Code that draws figures:
★ ★ ★ ★

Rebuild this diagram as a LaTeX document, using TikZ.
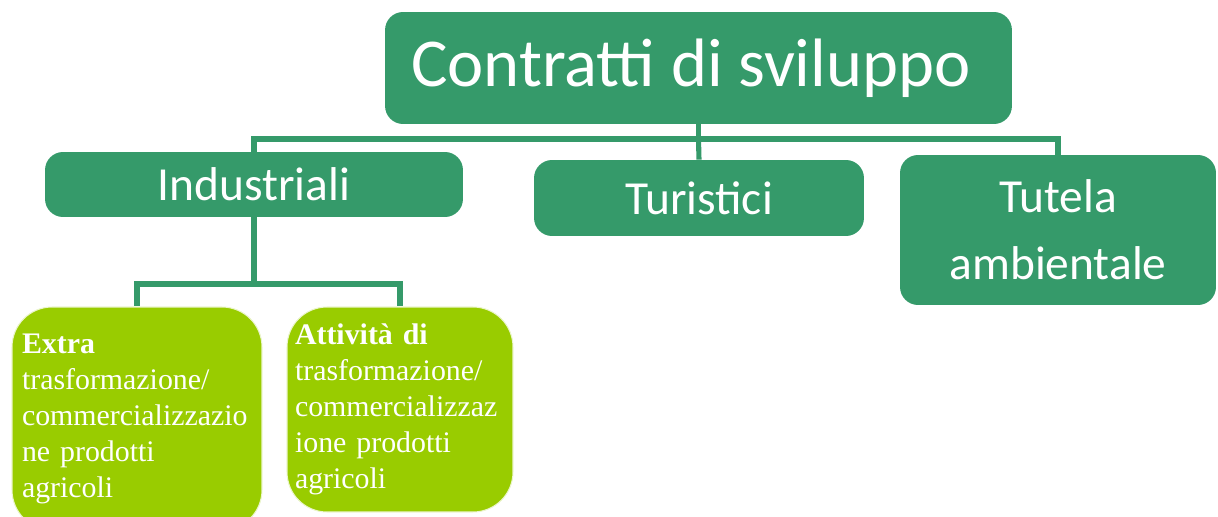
\documentclass[tikz,border=0pt]{standalone}
\usepackage{fontspec}
\setmainfont{Liberation Serif}
\newfontfamily\calib{Carlito}
\definecolor{verdescuro}{RGB}{53,154,106}
\definecolor{verdelime}{RGB}{153,204,0}
\begin{document}
\begin{tikzpicture}[x=0.02cm,y=-0.02cm,
	macro/.style={fill=verdescuro,text=white,rounded corners=0.36cm,inner sep=0pt,align=center,font=\calib},
	sotto/.style={fill=verdelime,draw=white!80!verdelime,line width=0.6pt,text=white,rounded corners=0.8cm,inner sep=0pt,align=left,font=\fontsize{17}{20.5}\selectfont},
	link/.style={draw=verdescuro,line width=2.9pt}]
		\useasboundingbox (0,0) rectangle (1218,517);

		\node[macro,minimum width=12.54cm,minimum height=2.24cm,font=\calib\fontsize{39}{48}\selectfont] (top)at(698.5,68){Contratti di sviluppo\hspace{0.3cm}};

		\node[macro,minimum width=8.36cm,minimum height=1.3cm,font=\calib\fontsize{27}{32}\selectfont] (ind)at(254,184.5){Industriali};
		\node[macro,minimum width=6.6cm,minimum height=1.52cm,font=\calib\fontsize{27}{32}\selectfont] (tur)at(699,198){Turistici};
		\node[macro,minimum width=6.32cm,minimum height=3cm,font=\calib\fontsize{27}{38}\selectfont] (tut)at(1058,230){Tutela\\ambientale};

		\node[sotto,minimum width=5cm,minimum height=4.46cm,text width=4.6cm] (ext)at(137,418.5){\textbf{Extra}\\trasformazione/\\commercializzazio\\ne prodotti\\agricoli};
		\node[sotto,minimum width=4.52cm,minimum height=4.1cm,text width=4.2cm] (att)at(400,409.5){\textbf{Attività di}\\trasformazione/\\commercializzaz\\ione prodotti\\agricoli};

		\coordinate (k1)at(698.5,139);
		\coordinate (k2)at(254,284);

		\draw [link] (top.south) -- (k1) -| (ind.north);
		\draw [link] (k1) -| (tut.north);
		\draw [link] (k1) -- (tur.north);
		\draw [link] (ind.south) -- (k2) -| (ext.north);
		\draw [link] (k2) -| (att.north);
	\end{tikzpicture}
\end{document}
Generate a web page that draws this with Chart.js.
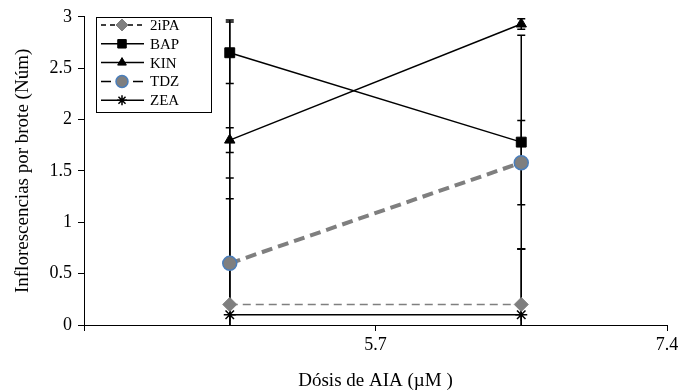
<!DOCTYPE html>
<html><head><meta charset="utf-8">
<script src="https://cdn.jsdelivr.net/npm/chart.js@4.4.0/dist/chart.umd.min.js"></script>
<style>html,body{margin:0;padding:0;background:#fff}#wrap{width:691px;height:392px}</style>
</head><body><div id="wrap"><canvas id="c" width="691" height="392"></canvas></div>
<script>
// ---- data ----
const doses = [4.85, 6.55];
const xTickValues = [4.0, 5.7, 7.4];
const seriesNames = ['2iPA', 'BAP', 'KIN', 'TDZ', 'ZEA'];
const v2iPA = [0.2, 0.2];
const vBAP  = [2.65, 1.78];
const vKIN  = [1.8, 2.93];
const vTDZ  = [0.6, 1.58];
const vZEA  = [0.1, 0.1];
const e2iPA = [1.23, 0.54];
const eBAP  = [0.3, 1.04];
const eKIN  = [0.12, 0.05];
const eTDZ  = [0.63, 0.41];
const eZEA  = [2.87, 0.64];
const xTitle = 'Dósis de AIA (µM )';
const yTitle = 'Inflorescencias por brote (Núm)';

const FONT = "'Liberation Serif', 'Times New Roman', serif";
const pts = vals => vals.map((v, i) => ({x: doses[i], y: v}));
const allErrors = [e2iPA, eBAP, eKIN, eTDZ, eZEA];

const datasets = [
  {label: seriesNames[0], data: pts(v2iPA), borderColor: '#7f7f7f', borderWidth: 1.5, borderDash: [8, 5],
   pointStyle: 'rectRot', pointRadius: 7, pointBackgroundColor: '#7f7f7f', pointBorderColor: '#7f7f7f', pointBorderWidth: 1,
   legendDash: [5, 4], legendColor: '#000', legendWidth: 1.5},
  {label: seriesNames[1], data: pts(vBAP), borderColor: '#000', borderWidth: 1.5,
   pointStyle: 'rect', pointRadius: 7, pointBackgroundColor: '#000', pointBorderColor: '#000', pointBorderWidth: 1,
   legendDash: [], legendColor: '#000', legendWidth: 1.5},
  {label: seriesNames[2], data: pts(vKIN), borderColor: '#000', borderWidth: 1.5,
   pointStyle: 'triangle', pointRadius: 6, pointBackgroundColor: '#000', pointBorderColor: '#000', pointBorderWidth: 1,
   legendDash: [], legendColor: '#000', legendWidth: 1.5},
  {label: seriesNames[3], data: pts(vTDZ), borderColor: '#7f7f7f', borderWidth: 4, borderDash: [11, 6],
   pointStyle: 'circle', pointRadius: 7, pointBackgroundColor: '#7f7f7f', pointBorderColor: '#4a7ebb', pointBorderWidth: 1.5,
   legendDash: [10, 6], legendColor: '#000', legendWidth: 1.5},
  {label: seriesNames[4], data: pts(vZEA), borderColor: '#000', borderWidth: 1.5,
   pointStyle: 'star', pointRadius: 6, pointBackgroundColor: '#000', pointBorderColor: '#000', pointBorderWidth: 1.5,
   legendDash: [], legendColor: '#000', legendWidth: 1.5}
];

const errorBars = {
  id: 'errorBars',
  beforeDatasetsDraw(chart) {
    const {ctx, chartArea: a, scales: {x, y}} = chart;
    ctx.save();
    ctx.beginPath();
    ctx.rect(a.left - 10, a.top, a.right - a.left + 20, a.bottom - a.top);
    ctx.clip();
    ctx.strokeStyle = '#000';
    ctx.lineWidth = 1.5;
    chart.data.datasets.forEach((ds, di) => {
      ds.data.forEach((p, i) => {
        const e = allErrors[di][i];
        const px = x.getPixelForValue(p.x);
        const yt = y.getPixelForValue(p.y + e);
        const yb = y.getPixelForValue(p.y - e);
        ctx.beginPath();
        ctx.moveTo(px, yt); ctx.lineTo(px, yb);
        ctx.moveTo(px - 4, yt); ctx.lineTo(px + 4, yt);
        ctx.moveTo(px - 4, yb); ctx.lineTo(px + 4, yb);
        ctx.stroke();
      });
    });
    ctx.restore();
  }
};

const boxLegend = {
  id: 'boxLegend',
  afterDraw(chart) {
    const ctx = chart.ctx;
    ctx.save();
    ctx.strokeStyle = '#000';
    ctx.lineWidth = 1;
    ctx.setLineDash([]);
    ctx.strokeRect(96.5, 17.5, 115, 95);
    chart.data.datasets.forEach((ds, i) => {
      const yy = 25 + i * 18.8;
      ctx.setLineDash(ds.legendDash);
      ctx.strokeStyle = ds.legendColor;
      ctx.lineWidth = ds.legendWidth;
      ctx.beginPath(); ctx.moveTo(101, yy); ctx.lineTo(144, yy); ctx.stroke();
      ctx.setLineDash([]);
      ctx.fillStyle = ds.pointBackgroundColor;
      ctx.strokeStyle = ds.pointBorderColor;
      ctx.lineWidth = ds.pointBorderWidth;
      Chart.helpers.drawPoint(ctx, {pointStyle: ds.pointStyle, radius: ds.pointRadius - 1, borderWidth: ds.pointBorderWidth, rotation: 0}, 122, yy);
      ctx.fillStyle = '#000';
      ctx.font = '15px ' + FONT;
      ctx.textBaseline = 'middle';
      ctx.textAlign = 'left';
      ctx.fillText(ds.label, 150, yy + 1);
    });
    ctx.restore();
  }
};

new Chart(document.getElementById('c'), {
  type: 'line',
  data: {datasets},
  options: {
    responsive: false,
    animation: false,
    layout: {padding: {top: 16, right: 24, left: 0, bottom: 0}},
    plugins: {legend: {display: false}, tooltip: {enabled: false}},
    elements: {line: {tension: 0, fill: false}},
    scales: {
      x: {
        type: 'linear', min: 4.0, max: 7.4,
        afterBuildTicks: s => { s.ticks = xTickValues.map(v => ({value: v})); },
        afterFit: s => { s.height = 67; },
        ticks: {color: '#000', font: {family: FONT, size: 18}, maxRotation: 0, autoSkip: false, padding: 3,
                callback: v => (v === 4 ? '' : v.toFixed(1))},
        grid: {drawOnChartArea: false, drawTicks: true, tickLength: 6, color: '#000', lineWidth: 1},
        border: {color: '#000', width: 1},
        title: {display: true, text: xTitle, color: '#000', font: {family: FONT, size: 19}, padding: {top: -1, bottom: 0}}
      },
      y: {
        min: 0, max: 3,
        afterFit: s => { s.width = 84; },
        ticks: {stepSize: 0.5, color: '#000', font: {family: FONT, size: 18}, padding: 6,
                callback: v => String(Number(v.toFixed(1)))},
        grid: {drawOnChartArea: false, drawTicks: true, tickLength: 6, color: '#000', lineWidth: 1},
        border: {color: '#000', width: 1},
        title: {display: true, text: yTitle, color: '#000', font: {family: FONT, size: 19}, padding: {top: 12, bottom: 0}}
      }
    }
  },
  plugins: [errorBars, boxLegend]
});
</script>
</body></html>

★ ★ ★ ★

**Aim of the task:** Show, from the listing above, each line that contains the word "this".

**Result of the exercise:**
Rebuild this diagram as a LaTeX document, using TikZ.
Generate a web page that draws this with Chart.js.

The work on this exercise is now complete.